* **SET PROBLEM**:
Transcribe the whole listing below without changing a word, but leave out every image.

* **GIVEN DATA**:
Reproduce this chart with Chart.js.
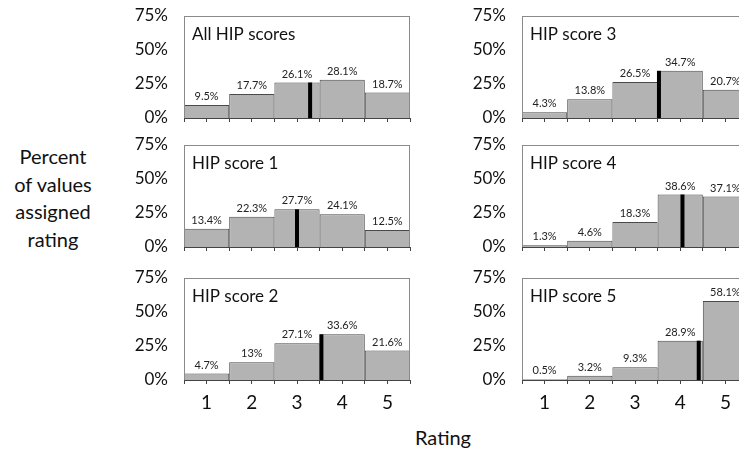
<!DOCTYPE html>
<html>
<head>
<meta charset="utf-8">
<script src="https://cdn.jsdelivr.net/npm/chart.js@4.4.1/dist/chart.umd.min.js"></script>
<style>
  html, body { margin:0; padding:0; background:#fff; overflow:hidden; width:739px; height:455px; }
  body { position:relative; font-family: Lato, "Open Sans", sans-serif; color:#111; }
  .panel { position:absolute; }
  .ytitle { position:absolute; left:0; top:143px; width:106px; text-align:center; font-size:20px; line-height:27.5px; }
  .xtitle { position:absolute; left:393px; width:100px; top:425px; text-align:center; font-size:20px; }
</style>
</head>
<body>
<div class="ytitle">Percent<br>of values<br>assigned<br>rating</div>
<div class="xtitle">Rating</div>
<script>
// ---- data ----
const ratings = [1, 2, 3, 4, 5];
const panelNames = ['All HIP scores', 'HIP score 1', 'HIP score 2', 'HIP score 3', 'HIP score 4', 'HIP score 5'];
const allHip = [9.5, 17.7, 26.1, 28.1, 18.7];
const hip1 = [13.4, 22.3, 27.7, 24.1, 12.5];
const hip2 = [4.7, 13, 27.1, 33.6, 21.6];
const hip3 = [4.3, 13.8, 26.5, 34.7, 20.7];
const hip4 = [1.3, 4.6, 18.3, 38.6, 37.1];
const hip5 = [0.5, 3.2, 9.3, 28.9, 58.1];
const meanRatings = [3.29, 3.00, 3.54, 3.53, 4.05, 4.41];
const yTicks = [0, 25, 50, 75];

const series = [allHip, hip1, hip2, hip3, hip4, hip5];
// layout: [areaLeft, areaTop, bottomRow]
const layoutPos = [
  [184, 16, false], [184, 145, false], [184, 278, true],
  [522, 16, false], [522, 145, false], [522, 278, true]
];
const AREA_W = 226, AREA_H = 102, Y_W = 60, PAD_T = 14, PAD_R = 10;
const FONT = 'Lato, "Open Sans", sans-serif';

const panelPlugin = {
  id: 'panelDecor',
  beforeDatasetsDraw(chart) {
    const a = chart.chartArea, ctx = chart.ctx;
    ctx.save();
    ctx.fillStyle = '#fff';
    ctx.fillRect(a.left, a.top, a.right - a.left, a.bottom - a.top);
    ctx.restore();
  },
  afterDatasetsDraw(chart, args, opts) {
    const a = chart.chartArea, ctx = chart.ctx;
    ctx.save();
    // box
    ctx.strokeStyle = '#8a8a8a';
    ctx.lineWidth = 1;
    ctx.strokeRect(Math.round(a.left) + 0.5, Math.round(a.top) + 0.5, Math.round(a.right - a.left) - 1, Math.round(a.bottom - a.top));
    ctx.strokeStyle = '#444';
    ctx.beginPath();
    ctx.moveTo(a.left, Math.round(a.bottom) + 0.5);
    ctx.lineTo(a.right, Math.round(a.bottom) + 0.5);
    ctx.stroke();
    // value labels
    const meta = chart.getDatasetMeta(0);
    const vals = chart.data.datasets[0].data;
    ctx.fillStyle = '#222';
    ctx.font = '11px ' + FONT;
    ctx.textAlign = 'center';
    ctx.textBaseline = 'bottom';
    meta.data.forEach((el, i) => {
      ctx.fillText(String(vals[i].y) + '%', el.x, el.y - 3);
    });
    // panel name
    ctx.fillStyle = '#111';
    ctx.font = '17px ' + FONT;
    ctx.textAlign = 'left';
    ctx.textBaseline = 'middle';
    ctx.fillText(opts.name, a.left + 8, a.top + 19);
    ctx.restore();
  }
};

series.forEach((vals, p) => {
  const [left, top, bottomRow] = layoutPos[p];
  const xH = bottomRow ? 40 : 14;
  const w = Y_W + AREA_W + PAD_R, h = PAD_T + AREA_H + xH;
  const div = document.createElement('div');
  div.className = 'panel';
  div.style.left = (left - Y_W) + 'px';
  div.style.top = (top - PAD_T) + 'px';
  const cv = document.createElement('canvas');
  cv.width = w; cv.height = h;
  cv.style.width = w + 'px'; cv.style.height = h + 'px';
  div.appendChild(cv);
  document.body.appendChild(div);

  const m = meanRatings[p];
  const barAtMean = vals[Math.round(m) - 1];

  const chart = new Chart(cv, {
    data: {
      datasets: [
        {
          type: 'bar',
          data: ratings.map((r, i) => ({ x: r, y: vals[i] })),
          backgroundColor: '#b3b3b3',
          borderColor: '#4a4a4a',
          borderWidth: 1,
          // tick spacing is half a rating, so a full-rating bar is 2x that
          barPercentage: 2,
          categoryPercentage: 1,
          order: 2
        },
        {
          type: 'line',
          data: [{ x: m, y: 0 }, { x: m, y: barAtMean }],
          borderColor: '#000',
          borderWidth: 4,
          borderCapStyle: 'butt',
          pointRadius: 0,
          order: 1
        }
      ]
    },
    options: {
      responsive: false,
      animation: false,
      devicePixelRatio: 1,
      layout: { padding: { top: PAD_T, right: PAD_R, left: 0, bottom: 0 } },
      plugins: {
        legend: { display: false },
        tooltip: { enabled: false },
        panelDecor: { name: panelNames[p] }
      },
      scales: {
        x: {
          type: 'linear',
          min: 0.5, max: 5.5,
          offset: false,
          afterFit(s) { s.height = xH; },
          border: { display: false },
          grid: { offset: false, drawOnChartArea: false, drawTicks: true, tickLength: 4, color: '#444' },
          ticks: {
            stepSize: 0.5,
            autoSkip: false,
            maxRotation: 0,
            padding: 7,
            color: '#111',
            font: { family: FONT, size: 19 },
            callback: (v) => (bottomRow && Number.isInteger(v)) ? String(v) : ''
          }
        },
        y: {
          min: 0, max: 75,
          afterFit(s) { s.width = Y_W; },
          afterBuildTicks(s) { s.ticks = yTicks.map(v => ({ value: v })); },
          border: { display: false },
          grid: { display: false, drawTicks: true, tickLength: 16 },
          ticks: {
            padding: 0,
            color: '#111',
            font: { family: FONT, size: 17 },
            callback: (v) => v + '%'
          }
        }
      }
    },
    plugins: [panelPlugin]
  });

  // fine-tune canvas placement so the plot area lands where the reference has it
  const a0 = chart.chartArea;
  const dh = AREA_H - (a0.bottom - a0.top);
  if (Math.abs(dh) > 0.5) {
    cv.height = h + dh; cv.style.height = (h + dh) + 'px';
    chart.resize(w, h + dh);
  }
  const a = chart.chartArea;
  div.style.left = (left - a.left) + 'px';
  div.style.top = (top - a.top) + 'px';
});
</script>
</body>
</html>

* **TASK ANSWER**:
Reproduce this chart with Chart.js.
<!DOCTYPE html>
<html>
<head>
<meta charset="utf-8">
<script src="https://cdn.jsdelivr.net/npm/chart.js@4.4.1/dist/chart.umd.min.js"></script>
<style>
  html, body { margin:0; padding:0; background:#fff; overflow:hidden; width:739px; height:455px; }
  body { position:relative; font-family: Lato, "Open Sans", sans-serif; color:#111; }
  .panel { position:absolute; }
  .ytitle { position:absolute; left:0; top:143px; width:106px; text-align:center; font-size:20px; line-height:27.5px; }
  .xtitle { position:absolute; left:393px; width:100px; top:425px; text-align:center; font-size:20px; }
</style>
</head>
<body>
<div class="ytitle">Percent<br>of values<br>assigned<br>rating</div>
<div class="xtitle">Rating</div>
<script>
// ---- data ----
const ratings = [1, 2, 3, 4, 5];
const panelNames = ['All HIP scores', 'HIP score 1', 'HIP score 2', 'HIP score 3', 'HIP score 4', 'HIP score 5'];
const allHip = [9.5, 17.7, 26.1, 28.1, 18.7];
const hip1 = [13.4, 22.3, 27.7, 24.1, 12.5];
const hip2 = [4.7, 13, 27.1, 33.6, 21.6];
const hip3 = [4.3, 13.8, 26.5, 34.7, 20.7];
const hip4 = [1.3, 4.6, 18.3, 38.6, 37.1];
const hip5 = [0.5, 3.2, 9.3, 28.9, 58.1];
const meanRatings = [3.29, 3.00, 3.54, 3.53, 4.05, 4.41];
const yTicks = [0, 25, 50, 75];

const series = [allHip, hip1, hip2, hip3, hip4, hip5];
// layout: [areaLeft, areaTop, bottomRow]
const layoutPos = [
  [184, 16, false], [184, 145, false], [184, 278, true],
  [522, 16, false], [522, 145, false], [522, 278, true]
];
const AREA_W = 226, AREA_H = 102, Y_W = 60, PAD_T = 14, PAD_R = 10;
const FONT = 'Lato, "Open Sans", sans-serif';

const panelPlugin = {
  id: 'panelDecor',
  beforeDatasetsDraw(chart) {
    const a = chart.chartArea, ctx = chart.ctx;
    ctx.save();
    ctx.fillStyle = '#fff';
    ctx.fillRect(a.left, a.top, a.right - a.left, a.bottom - a.top);
    ctx.restore();
  },
  afterDatasetsDraw(chart, args, opts) {
    const a = chart.chartArea, ctx = chart.ctx;
    ctx.save();
    // box
    ctx.strokeStyle = '#8a8a8a';
    ctx.lineWidth = 1;
    ctx.strokeRect(Math.round(a.left) + 0.5, Math.round(a.top) + 0.5, Math.round(a.right - a.left) - 1, Math.round(a.bottom - a.top));
    ctx.strokeStyle = '#444';
    ctx.beginPath();
    ctx.moveTo(a.left, Math.round(a.bottom) + 0.5);
    ctx.lineTo(a.right, Math.round(a.bottom) + 0.5);
    ctx.stroke();
    // value labels
    const meta = chart.getDatasetMeta(0);
    const vals = chart.data.datasets[0].data;
    ctx.fillStyle = '#222';
    ctx.font = '11px ' + FONT;
    ctx.textAlign = 'center';
    ctx.textBaseline = 'bottom';
    meta.data.forEach((el, i) => {
      ctx.fillText(String(vals[i].y) + '%', el.x, el.y - 3);
    });
    // panel name
    ctx.fillStyle = '#111';
    ctx.font = '17px ' + FONT;
    ctx.textAlign = 'left';
    ctx.textBaseline = 'middle';
    ctx.fillText(opts.name, a.left + 8, a.top + 19);
    ctx.restore();
  }
};

series.forEach((vals, p) => {
  const [left, top, bottomRow] = layoutPos[p];
  const xH = bottomRow ? 40 : 14;
  const w = Y_W + AREA_W + PAD_R, h = PAD_T + AREA_H + xH;
  const div = document.createElement('div');
  div.className = 'panel';
  div.style.left = (left - Y_W) + 'px';
  div.style.top = (top - PAD_T) + 'px';
  const cv = document.createElement('canvas');
  cv.width = w; cv.height = h;
  cv.style.width = w + 'px'; cv.style.height = h + 'px';
  div.appendChild(cv);
  document.body.appendChild(div);

  const m = meanRatings[p];
  const barAtMean = vals[Math.round(m) - 1];

  const chart = new Chart(cv, {
    data: {
      datasets: [
        {
          type: 'bar',
          data: ratings.map((r, i) => ({ x: r, y: vals[i] })),
          backgroundColor: '#b3b3b3',
          borderColor: '#4a4a4a',
          borderWidth: 1,
          // tick spacing is half a rating, so a full-rating bar is 2x that
          barPercentage: 2,
          categoryPercentage: 1,
          order: 2
        },
        {
          type: 'line',
          data: [{ x: m, y: 0 }, { x: m, y: barAtMean }],
          borderColor: '#000',
          borderWidth: 4,
          borderCapStyle: 'butt',
          pointRadius: 0,
          order: 1
        }
      ]
    },
    options: {
      responsive: false,
      animation: false,
      devicePixelRatio: 1,
      layout: { padding: { top: PAD_T, right: PAD_R, left: 0, bottom: 0 } },
      plugins: {
        legend: { display: false },
        tooltip: { enabled: false },
        panelDecor: { name: panelNames[p] }
      },
      scales: {
        x: {
          type: 'linear',
          min: 0.5, max: 5.5,
          offset: false,
          afterFit(s) { s.height = xH; },
          border: { display: false },
          grid: { offset: false, drawOnChartArea: false, drawTicks: true, tickLength: 4, color: '#444' },
          ticks: {
            stepSize: 0.5,
            autoSkip: false,
            maxRotation: 0,
            padding: 7,
            color: '#111',
            font: { family: FONT, size: 19 },
            callback: (v) => (bottomRow && Number.isInteger(v)) ? String(v) : ''
          }
        },
        y: {
          min: 0, max: 75,
          afterFit(s) { s.width = Y_W; },
          afterBuildTicks(s) { s.ticks = yTicks.map(v => ({ value: v })); },
          border: { display: false },
          grid: { display: false, drawTicks: true, tickLength: 16 },
          ticks: {
            padding: 0,
            color: '#111',
            font: { family: FONT, size: 17 },
            callback: (v) => v + '%'
          }
        }
      }
    },
    plugins: [panelPlugin]
  });

  // fine-tune canvas placement so the plot area lands where the reference has it
  const a0 = chart.chartArea;
  const dh = AREA_H - (a0.bottom - a0.top);
  if (Math.abs(dh) > 0.5) {
    cv.height = h + dh; cv.style.height = (h + dh) + 'px';
    chart.resize(w, h + dh);
  }
  const a = chart.chartArea;
  div.style.left = (left - a.left) + 'px';
  div.style.top = (top - a.top) + 'px';
});
</script>
</body>
</html>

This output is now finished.